1. Prepare a list of general positive affirmations that are designed to increase your child's self esteem and confidence. Simply sit down and create a list of all affirmations that come to mind. You can add to this list any time you can think of a new affirmation. A few examples are:



- I am smart, and getting smarter every day.



- I can achieve any goal I set my mind to achieve.



- I am a good person, and I deserve utmost respect.



Then you can repeat them to your child during the day, as many time as you can. Choose an affirmation or two a day, and remember to repeat them to your child. For example: "You are very smart, and you are getting smarter and smarter every day", or "you can achieve any goal you set your mind to achieve", and so forth. Try to repeat each affirmation at least 3 times.



Another thing you can do is record a few affirmations (3 times each) onto a recording device. You can read them or have your child read them while recording. Listen to the affirmations any time you can, in the car, or let your child listen to them before going to sleep and first thing in the morning, if you can incorporate it into the schedule. You can choose a favorite song and sing the affirmations to the music, teach the song to your child, and repeat the song any time you feel like it.

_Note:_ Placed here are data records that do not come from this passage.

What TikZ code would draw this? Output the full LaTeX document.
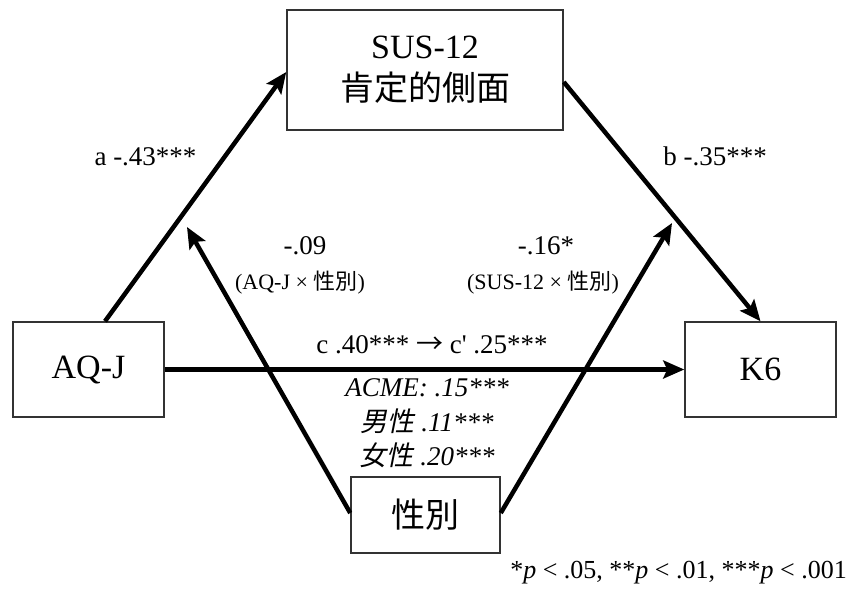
\documentclass[tikz,border=0pt]{standalone}
\usepackage{fontspec}
\setmainfont{Liberation Serif}
\newfontfamily\plainserif{Liberation Serif}[Ligatures=TeXOff]
\newfontfamily\jp{Noto Sans CJK JP}
\newfontfamily\jpit[FakeSlant=0.2]{Noto Sans CJK JP}
\usetikzlibrary{arrows.meta,calc}
\begin{document}
\begin{tikzpicture}[x=1pt,y=-1pt,
  box/.style={draw=black!80, line width=1.5pt, inner sep=0pt, align=center,
    font=\fontsize{34}{42}\selectfont},
  conn/.style={line width=4.5pt, -{Stealth[length=21pt,width=18pt,inset=4pt]}},
  lbl/.style={anchor=base, inner sep=0pt, font=\fontsize{27}{32}\selectfont},
  small/.style={anchor=base, inner sep=0pt, font=\fontsize{22}{26}\selectfont},
  note/.style={anchor=base east, inner sep=0pt, font=\fontsize{26}{30}\selectfont}]
\useasboundingbox (0,0) rectangle (850,590);
% boxes
\node[box, minimum width=276pt, minimum height=120pt] (sus) at (425,70) {SUS-12\\{\jp 肯定的側面}};
\node[box, minimum width=151pt, minimum height=95pt] (aqj) at (88.5,369.5) {AQ-J};
\node[box, minimum width=151pt, minimum height=95pt] (k6) at (760.5,369.5) {K6};
\node[box, minimum width=149pt, minimum height=76pt] (gen) at (425.5,515) {\jp 性別};
% free ends of moderation arrows
\coordinate (m1) at (187,227);
\coordinate (m2) at (672,223);
% connectors
\draw[conn] ($(aqj.north)+(16.5,0)$) -- ($(sus.west)+(0,2)$);
\draw[conn] ($(sus.east)+(0,12)$) -- (k6.north);
\draw[conn] (aqj.east) -- (k6.west);
\draw[conn] ($(gen.west)+(0,-2)$) -- (m1);
\draw[conn] ($(gen.east)+(0,-2)$) -- (m2);
% labels
\node[lbl] (la) at (145.5,165) {a -.43***};
\node[lbl] (lb) at (715,165) {b -.35***};
\node[lbl] (l09) at (305,254) {-.09};
\node[small] (l09b) at (300,289) {(AQ-J × {\jp 性別})};
\node[lbl] (l16) at (546,254) {-.16*};
\node[small] (l16b) at (543,289) {(SUS-12 × {\jp 性別})};
\node[lbl] (lc) at (432,353) {c .40*** {\jp →} {\plainserif c'} .25***};
\node[lbl] (lacme) at (427,396) {\itshape ACME: .15***};
\node[lbl] (lm) at (427,431) {{\jpit 男性} \itshape .11***};
\node[lbl] (lf) at (427,465) {{\jpit 女性} \itshape .20***};
\node[note] (fn) at (847,578) {*\textit{p} < .05, **\textit{p} < .01, ***\textit{p} < .001};
\end{tikzpicture}
\end{document}
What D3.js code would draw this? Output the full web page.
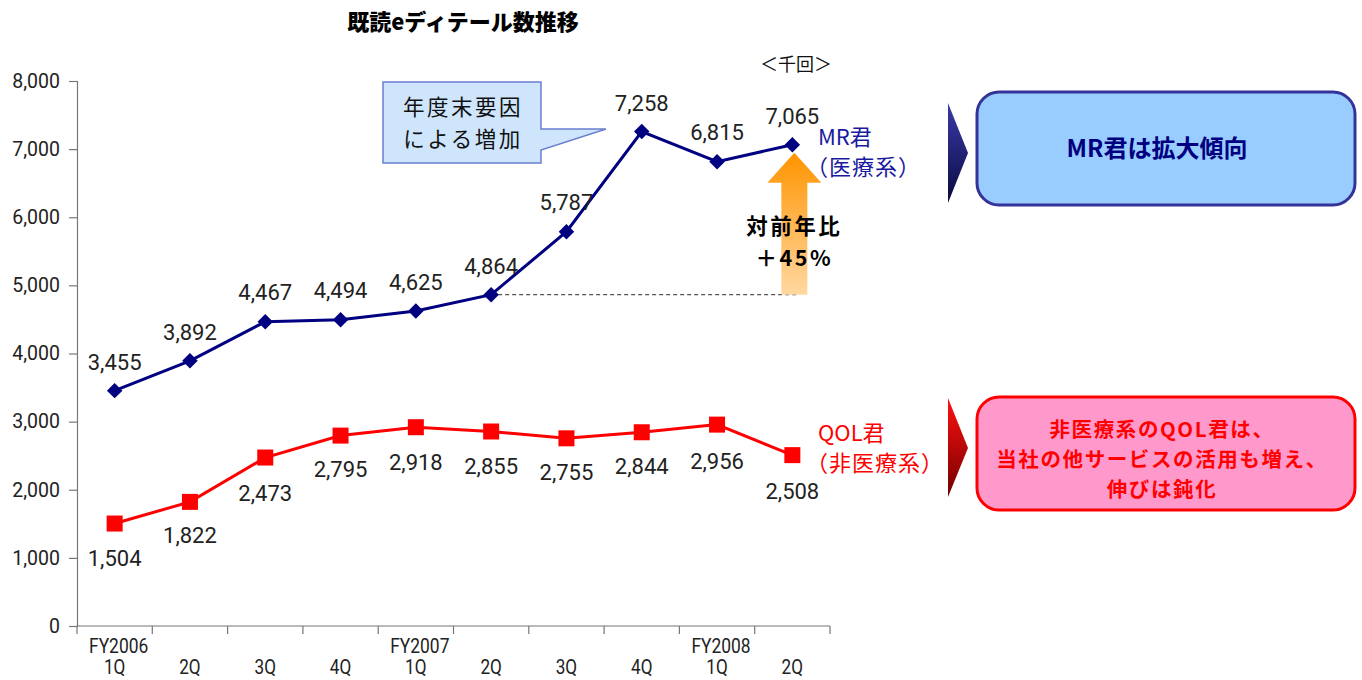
<!DOCTYPE html>
<html><head><meta charset="utf-8">
<script src="https://cdn.jsdelivr.net/npm/d3@7"></script>
<style>
body{margin:0;background:#fff;}
svg{font-family:Roboto,"Noto Sans CJK JP",sans-serif;}
</style></head>
<body><svg id="c" width="1362" height="680"></svg>
<script>
const quarters = ["1Q","2Q","3Q","4Q","1Q","2Q","3Q","4Q","1Q","2Q"];
const fiscalYears = ["FY2006","","","","FY2007","","","","FY2008",""];
const mrValues = [3455,3892,4467,4494,4625,4864,5787,7258,6815,7065];
const qolValues = [1504,1822,2473,2795,2918,2855,2755,2844,2956,2508];
const yTicks = [0,1000,2000,3000,4000,5000,6000,7000,8000];

const svg = d3.select("#c");
const idx = d3.range(quarters.length);
const x = d3.scaleBand().domain(idx).range([77,830]);
const y = d3.scaleLinear().domain([0,8000]).range([626,81]);
const cx = i => x(i) + x.bandwidth()/2;
const fmt = d3.format(",");
const jp = "'Noto Sans CJK JP',sans-serif";

function multiline(sel, lines, x0, y0, lh){
  sel.selectAll("tspan").data(lines).enter().append("tspan")
    .attr("x",x0).attr("y",(d,i)=>y0+i*lh).text(d=>d);
}

// defs
const defs = svg.append("defs");
const ga = defs.append("linearGradient").attr("id","arrowG").attr("x1",0).attr("y1",0).attr("x2",0).attr("y2",1);
ga.append("stop").attr("offset","0%").attr("stop-color","#ff9400");
ga.append("stop").attr("offset","100%").attr("stop-color","#ffd8a0");
const gb = defs.append("linearGradient").attr("id","triB").attr("x1",0).attr("y1",0).attr("x2",0).attr("y2",1);
gb.append("stop").attr("offset","0%").attr("stop-color","#3a3aa8");
gb.append("stop").attr("offset","100%").attr("stop-color","#0a0a40");
const gr = defs.append("linearGradient").attr("id","triR").attr("x1",0).attr("y1",0).attr("x2",0).attr("y2",1);
gr.append("stop").attr("offset","0%").attr("stop-color","#ff1010");
gr.append("stop").attr("offset","100%").attr("stop-color","#700000");

// title
svg.append("text").attr("x",463).attr("y",30).attr("text-anchor","middle")
  .attr("font-size",22).attr("font-weight","900").attr("fill","#000")
  .attr("font-family",jp).text("既読eディテール数推移");
svg.append("text").attr("x",796).attr("y",71).attr("text-anchor","middle")
  .attr("font-size",18).attr("fill","#111")
  .attr("font-family",jp).text("＜千回＞");

// y axis
const yAxis = svg.append("g").attr("transform","translate(77,0)")
  .call(d3.axisLeft(y).tickValues(yTicks).tickFormat(fmt).tickSize(8).tickPadding(9));
yAxis.select(".domain").attr("stroke","#777").attr("stroke-width",1.2);
yAxis.selectAll(".tick line").attr("stroke","#777").attr("stroke-width",1.2);
yAxis.selectAll(".tick text").attr("font-size",19.5).attr("fill","#222")
  .attr("font-family","Roboto,sans-serif");

// x axis
const edges = idx.map(i=>x(i)).concat([x(idx.length-1)+x.bandwidth()]);
svg.append("line").attr("x1",77).attr("x2",edges[edges.length-1]).attr("y1",y(0)).attr("y2",y(0))
  .attr("stroke","#777").attr("stroke-width",1.2);
svg.selectAll(".xt").data(edges).enter().append("line")
  .attr("x1",d=>d).attr("x2",d=>d).attr("y1",y(0)).attr("y2",y(0)+8)
  .attr("stroke","#777").attr("stroke-width",1.2);
svg.selectAll(".fy").data(idx.filter(i=>fiscalYears[i])).enter().append("text")
  .attr("x",i=>cx(i)+4).attr("y",653).attr("text-anchor","middle")
  .attr("font-size",20).attr("fill","#222").attr("font-family","Roboto,sans-serif")
  .attr("transform",i=>`translate(${cx(i)+4},0) scale(0.87,1) translate(${-(cx(i)+4)},0)`)
  .text(i=>fiscalYears[i]);
svg.selectAll(".q").data(idx).enter().append("text")
  .attr("x",i=>cx(i)).attr("y",674).attr("text-anchor","middle")
  .attr("font-size",19.5).attr("fill","#222").attr("font-family","Roboto,sans-serif")
  .attr("transform",i=>`translate(${cx(i)},0) scale(0.88,1) translate(${-cx(i)},0)`)
  .text(i=>quarters[i]);

// dashed reference line (from FY2007 2Q MR value)
const refI = 5;
svg.append("line").attr("x1",cx(refI)).attr("x2",cx(9)+6).attr("y1",y(mrValues[refI])).attr("y2",y(mrValues[refI]))
  .attr("stroke","#555").attr("stroke-width",1.2).attr("stroke-dasharray","4,3");

// growth arrow
const ax = cx(9) + 2;
const aTop = y(mrValues[9]) + 8, aBase = y(mrValues[refI]);
svg.append("path").attr("d",`M${ax-13},${aBase} L${ax-13},${aTop+30} L${ax-27},${aTop+30} L${ax},${aTop} L${ax+27},${aTop+30} L${ax+13},${aTop+30} L${ax+13},${aBase} Z`)
  .attr("fill","url(#arrowG)");
svg.append("text").attr("text-anchor","middle").attr("font-size",21.5).attr("letter-spacing",2.5)
  .attr("font-weight","bold").attr("fill","#000").attr("font-family",jp)
  .call(s=>multiline(s,["対前年比","＋45%"],ax,234,32));

// lines
const line = d3.line().x((d,i)=>cx(i)).y(d=>y(d));
svg.append("path").datum(mrValues).attr("d",line).attr("fill","none").attr("stroke","#000080").attr("stroke-width",3);
svg.append("path").datum(qolValues).attr("d",line).attr("fill","none").attr("stroke","#ff0000").attr("stroke-width",3);

// markers
svg.selectAll(".mr").data(mrValues).enter().append("path")
  .attr("d",d3.symbol().type(d3.symbolSquare).size(120))
  .attr("transform",(d,i)=>`translate(${cx(i)},${y(d)}) rotate(45)`).attr("fill","#000080");
svg.selectAll(".qol").data(qolValues).enter().append("rect")
  .attr("x",(d,i)=>cx(i)-8).attr("y",d=>y(d)-8).attr("width",16).attr("height",16).attr("fill","#ff0000");

// value labels
const mrOff = [-21,-21,-22,-22,-21,-21,-22,-21,-22,-21];
svg.selectAll(".mrl").data(mrValues).enter().append("text")
  .attr("x",(d,i)=>cx(i)).attr("y",(d,i)=>y(d)+mrOff[i]).attr("text-anchor","middle")
  .attr("font-size",22).attr("fill","#222").text(d=>fmt(d));
const qolOff = [42,41,43,41,43,42,42,42,44,44];
svg.selectAll(".qoll").data(qolValues).enter().append("text")
  .attr("x",(d,i)=>cx(i)).attr("y",(d,i)=>y(d)+qolOff[i]).attr("text-anchor","middle")
  .attr("font-size",22).attr("fill","#222").text(d=>fmt(d));

// series labels
svg.append("text").attr("font-size",22).attr("fill","#1a1aa0").attr("font-family",jp)
  .call(s=>{s.append("tspan").attr("x",818).attr("y",145).text("MR君");
            s.append("tspan").attr("x",806).attr("y",175).attr("letter-spacing",1).text("（医療系）");});
svg.append("text").attr("font-size",22).attr("fill","#ff0000").attr("font-family",jp)
  .call(s=>{s.append("tspan").attr("x",818).attr("y",441).text("QOL君");
            s.append("tspan").attr("x",806).attr("y",471).attr("letter-spacing",1).text("（非医療系）");});

// callout
svg.append("path").attr("d","M383,82 L541,82 L541,129 L606,129 L541,150 L541,163 L383,163 Z")
  .attr("fill","#cfe5fb").attr("stroke","#6a7fd0").attr("stroke-width",1.5);
svg.append("text").attr("text-anchor","middle").attr("font-size",21.5).attr("letter-spacing",2.5)
  .attr("fill","#111").attr("font-family",jp)
  .call(s=>multiline(s,["年度末要因","による増加"],463,115,32));

// right triangles
svg.append("path").attr("d","M948,103 L968,153 L948,203 Z").attr("fill","url(#triB)");
svg.append("path").attr("d","M948,398 L968,448 L948,497 Z").attr("fill","url(#triR)");

// right boxes
svg.append("rect").attr("x",977).attr("y",92).attr("width",378).attr("height",113).attr("rx",22)
  .attr("fill","#99ccff").attr("stroke","#333399").attr("stroke-width",3);
svg.append("text").attr("x",1157).attr("y",157).attr("text-anchor","middle").attr("font-size",24)
  .attr("font-weight","bold").attr("fill","#000080").attr("font-family",jp).text("MR君は拡大傾向");
svg.append("rect").attr("x",977).attr("y",397).attr("width",378).attr("height",113).attr("rx",22)
  .attr("fill","#ff99cc").attr("stroke","#ff0000").attr("stroke-width",3);
const pinkLines = ["非医療系のQOL君は、","当社の他サービスの活用も増え、","伸びは鈍化"];
svg.append("text").attr("text-anchor","middle").attr("font-size",20.5).attr("letter-spacing",1.6)
  .attr("font-weight","bold").attr("fill","#ff0000").attr("font-family",jp)
  .call(s=>multiline(s,pinkLines,1162,437,30));
</script></body></html>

2. Always keep updated with what is going on in your child's life. Sometimes the things that seem small and unimportant to us, have a big affect on our children's lives. Remember these things might be very important to your child. Talk with your child, discuss what happened during the day in school or with friends. If you discover a specific negative message your child had gotten from friends, teachers or any negative events that happened during the day, add a specific positive affirmation to negate this negative message to your affirmation list. Repeat this affirmation to your child as soon as you possible.



I know that you will not be able to catch all negative affirmations that affect your child. This is unrealistic to expect, but you will be able to negate a good number of them, and help your child immensely by doing this. The general positive affirmations that you repeat to your child every day will help your child deal with the negative messages that you did not find out about.